» RECORDED DATA:
▬▬▬▬▬▬
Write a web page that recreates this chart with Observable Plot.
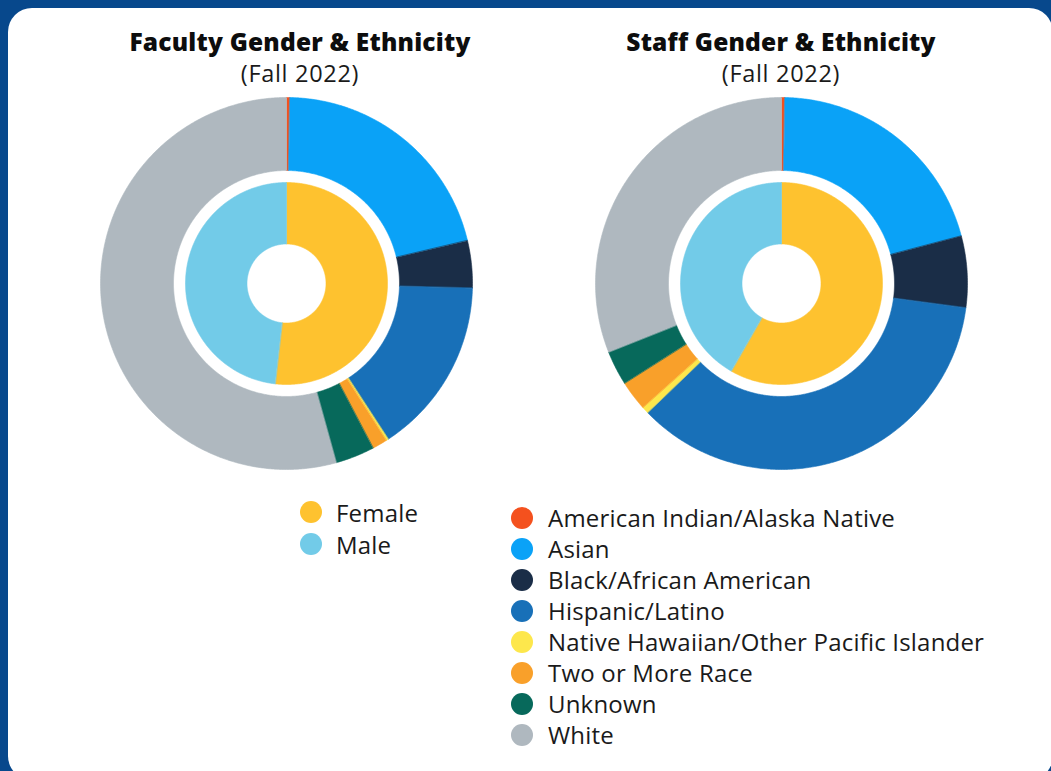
<!DOCTYPE html>
<html>
<head>
<meta charset="utf-8">
<script src="https://cdn.jsdelivr.net/npm/d3@7"></script>
<script src="https://cdn.jsdelivr.net/npm/@observablehq/plot@0.6"></script>
<style>
  html, body { margin: 0; padding: 0; }
  body { width: 1051px; height: 771px; background: #07488C; position: relative; overflow: hidden; font-family: "Open Sans", Lato, sans-serif; color: #111; }
  #card { position: absolute; left: 8px; top: 8px; width: 1045px; height: 772px; background: #fff; border-radius: 24px; }
  .title { position: absolute; width: 460px; text-align: center; font-weight: 800; font-size: 24.5px; line-height: 28px; color: #0d0d0d; letter-spacing: 0.2px; }
  .sub { position: absolute; width: 460px; text-align: center; font-weight: 500; font-size: 23.5px; line-height: 26px; color: #1a1a1a; letter-spacing: 0.7px; }
  .chart { position: absolute; }
  .legend { position: absolute; }
  .legend .row { display: flex; align-items: center; height: 31px; font-size: 24px; color: #1a1a1a; white-space: nowrap; letter-spacing: 0.2px; }
  .legend .sw { width: 22px; height: 22px; border-radius: 50%; margin-right: 15px; flex: none; }
</style>
</head>
<body>
<div id="card"></div>
<div class="title" style="left:70px; top:28px;">Faculty Gender &amp; Ethnicity</div>
<div class="sub" style="left:70px; top:60px;">(Fall 2022)</div>
<div class="title" style="left:551px; top:28px;">Staff Gender &amp; Ethnicity</div>
<div class="sub" style="left:551px; top:60px;">(Fall 2022)</div>
<div id="facultyChart" class="chart" style="left:96px; top:93px;"></div>
<div id="staffChart" class="chart" style="left:591px; top:93px;"></div>
<div id="genderLegend" class="legend" style="left:300px; top:496px;"></div>
<div id="ethLegend" class="legend" style="left:511px; top:502px;"></div>
<script>
// ---- Data ----
const genders = ["Female", "Male"];
const genderColors = ["#FEC22F", "#72CBE8"];
const ethnicities = [
  "American Indian/Alaska Native",
  "Asian",
  "Black/African American",
  "Hispanic/Latino",
  "Native Hawaiian/Other Pacific Islander",
  "Two or More Race",
  "Unknown",
  "White"
];
const ethnicityColors = ["#F4511E", "#0AA2F7", "#1A2D47", "#1870B8", "#FDE74C", "#F9A02A", "#07695B", "#AFB8BF"];

// percentages
const facultyGender = [51.8, 48.2];
const facultyEthnicity = [0.3, 21.0, 4.1, 15.4, 0.2, 1.3, 3.4, 54.3];
const staffGender = [58.3, 41.7];
const staffEthnicity = [0.3, 20.6, 6.2, 35.7, 0.6, 2.6, 3.0, 31.0];

// ---- Geometry helpers (ring polygons built from the data via d3.pie) ----
const rings = {
  inner: [0.2124, 0.543],
  outer: [0.6075, 1.0]
};
function ringPolygons(keys, values, ring, prefix) {
  const [r0, r1] = rings[ring];
  const arcs = d3.pie().sort(null).value(d => d.value)(keys.map((k, i) => ({key: k, value: values[i]})));
  const pts = [];
  for (const a of arcs) {
    if (a.endAngle - a.startAngle <= 0) continue;
    const n = Math.max(2, Math.ceil((a.endAngle - a.startAngle) / (Math.PI / 360)));
    const id = prefix + ":" + a.data.key;
    for (let i = 0; i <= n; i++) {
      const t = a.startAngle + (a.endAngle - a.startAngle) * i / n;
      pts.push({id, key: a.data.key, x: Math.sin(t) * r1, y: Math.cos(t) * r1});
    }
    for (let i = n; i >= 0; i--) {
      const t = a.startAngle + (a.endAngle - a.startAngle) * i / n;
      pts.push({id, key: a.data.key, x: Math.sin(t) * r0, y: Math.cos(t) * r0});
    }
  }
  return pts;
}

const R = 190 / 186;
function donut(genderVals, ethVals) {
  const data = [
    ...ringPolygons(ethnicities, ethVals, "outer", "eth"),
    ...ringPolygons(genders, genderVals, "inner", "gen")
  ];
  return Plot.plot({
    width: 380,
    height: 380,
    margin: 0,
    x: {domain: [-R, R], axis: null},
    y: {domain: [-R, R], axis: null},
    color: {domain: [...ethnicities, ...genders], range: [...ethnicityColors, ...genderColors]},
    style: {background: "transparent", overflow: "visible"},
    marks: [
      Plot.line(data, {x: "x", y: "y", z: "id", fill: "key", stroke: "key", strokeWidth: 0.6, curve: "linear-closed"})
    ]
  });
}

document.getElementById("facultyChart").append(donut(facultyGender, facultyEthnicity));
document.getElementById("staffChart").append(donut(staffGender, staffEthnicity));

function legend(el, keys, colors, rowH, gap) {
  const root = document.getElementById(el);
  keys.forEach((k, i) => {
    const row = document.createElement("div");
    row.className = "row";
    row.style.height = rowH + "px";
    const sw = document.createElement("span");
    sw.className = "sw";
    sw.style.background = colors[i];
    sw.style.marginRight = gap + "px";
    const tx = document.createElement("span");
    tx.textContent = k;
    row.append(sw, tx);
    root.append(row);
  });
}
legend("genderLegend", genders, genderColors, 32, 14);
legend("ethLegend", ethnicities, ethnicityColors, 31, 15);
</script>
</body>
</html>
▬▬▬▬▬▬
» TASK PROMPT:
Restate the whole listing above exactly, except for its images.

» THE RESPONSE:
Write a web page that recreates this chart with Observable Plot.
<!DOCTYPE html>
<html>
<head>
<meta charset="utf-8">
<script src="https://cdn.jsdelivr.net/npm/d3@7"></script>
<script src="https://cdn.jsdelivr.net/npm/@observablehq/plot@0.6"></script>
<style>
  html, body { margin: 0; padding: 0; }
  body { width: 1051px; height: 771px; background: #07488C; position: relative; overflow: hidden; font-family: "Open Sans", Lato, sans-serif; color: #111; }
  #card { position: absolute; left: 8px; top: 8px; width: 1045px; height: 772px; background: #fff; border-radius: 24px; }
  .title { position: absolute; width: 460px; text-align: center; font-weight: 800; font-size: 24.5px; line-height: 28px; color: #0d0d0d; letter-spacing: 0.2px; }
  .sub { position: absolute; width: 460px; text-align: center; font-weight: 500; font-size: 23.5px; line-height: 26px; color: #1a1a1a; letter-spacing: 0.7px; }
  .chart { position: absolute; }
  .legend { position: absolute; }
  .legend .row { display: flex; align-items: center; height: 31px; font-size: 24px; color: #1a1a1a; white-space: nowrap; letter-spacing: 0.2px; }
  .legend .sw { width: 22px; height: 22px; border-radius: 50%; margin-right: 15px; flex: none; }
</style>
</head>
<body>
<div id="card"></div>
<div class="title" style="left:70px; top:28px;">Faculty Gender &amp; Ethnicity</div>
<div class="sub" style="left:70px; top:60px;">(Fall 2022)</div>
<div class="title" style="left:551px; top:28px;">Staff Gender &amp; Ethnicity</div>
<div class="sub" style="left:551px; top:60px;">(Fall 2022)</div>
<div id="facultyChart" class="chart" style="left:96px; top:93px;"></div>
<div id="staffChart" class="chart" style="left:591px; top:93px;"></div>
<div id="genderLegend" class="legend" style="left:300px; top:496px;"></div>
<div id="ethLegend" class="legend" style="left:511px; top:502px;"></div>
<script>
// ---- Data ----
const genders = ["Female", "Male"];
const genderColors = ["#FEC22F", "#72CBE8"];
const ethnicities = [
  "American Indian/Alaska Native",
  "Asian",
  "Black/African American",
  "Hispanic/Latino",
  "Native Hawaiian/Other Pacific Islander",
  "Two or More Race",
  "Unknown",
  "White"
];
const ethnicityColors = ["#F4511E", "#0AA2F7", "#1A2D47", "#1870B8", "#FDE74C", "#F9A02A", "#07695B", "#AFB8BF"];

// percentages
const facultyGender = [51.8, 48.2];
const facultyEthnicity = [0.3, 21.0, 4.1, 15.4, 0.2, 1.3, 3.4, 54.3];
const staffGender = [58.3, 41.7];
const staffEthnicity = [0.3, 20.6, 6.2, 35.7, 0.6, 2.6, 3.0, 31.0];

// ---- Geometry helpers (ring polygons built from the data via d3.pie) ----
const rings = {
  inner: [0.2124, 0.543],
  outer: [0.6075, 1.0]
};
function ringPolygons(keys, values, ring, prefix) {
  const [r0, r1] = rings[ring];
  const arcs = d3.pie().sort(null).value(d => d.value)(keys.map((k, i) => ({key: k, value: values[i]})));
  const pts = [];
  for (const a of arcs) {
    if (a.endAngle - a.startAngle <= 0) continue;
    const n = Math.max(2, Math.ceil((a.endAngle - a.startAngle) / (Math.PI / 360)));
    const id = prefix + ":" + a.data.key;
    for (let i = 0; i <= n; i++) {
      const t = a.startAngle + (a.endAngle - a.startAngle) * i / n;
      pts.push({id, key: a.data.key, x: Math.sin(t) * r1, y: Math.cos(t) * r1});
    }
    for (let i = n; i >= 0; i--) {
      const t = a.startAngle + (a.endAngle - a.startAngle) * i / n;
      pts.push({id, key: a.data.key, x: Math.sin(t) * r0, y: Math.cos(t) * r0});
    }
  }
  return pts;
}

const R = 190 / 186;
function donut(genderVals, ethVals) {
  const data = [
    ...ringPolygons(ethnicities, ethVals, "outer", "eth"),
    ...ringPolygons(genders, genderVals, "inner", "gen")
  ];
  return Plot.plot({
    width: 380,
    height: 380,
    margin: 0,
    x: {domain: [-R, R], axis: null},
    y: {domain: [-R, R], axis: null},
    color: {domain: [...ethnicities, ...genders], range: [...ethnicityColors, ...genderColors]},
    style: {background: "transparent", overflow: "visible"},
    marks: [
      Plot.line(data, {x: "x", y: "y", z: "id", fill: "key", stroke: "key", strokeWidth: 0.6, curve: "linear-closed"})
    ]
  });
}

document.getElementById("facultyChart").append(donut(facultyGender, facultyEthnicity));
document.getElementById("staffChart").append(donut(staffGender, staffEthnicity));

function legend(el, keys, colors, rowH, gap) {
  const root = document.getElementById(el);
  keys.forEach((k, i) => {
    const row = document.createElement("div");
    row.className = "row";
    row.style.height = rowH + "px";
    const sw = document.createElement("span");
    sw.className = "sw";
    sw.style.background = colors[i];
    sw.style.marginRight = gap + "px";
    const tx = document.createElement("span");
    tx.textContent = k;
    row.append(sw, tx);
    root.append(row);
  });
}
legend("genderLegend", genders, genderColors, 32, 14);
legend("ethLegend", ethnicities, ethnicityColors, 31, 15);
</script>
</body>
</html>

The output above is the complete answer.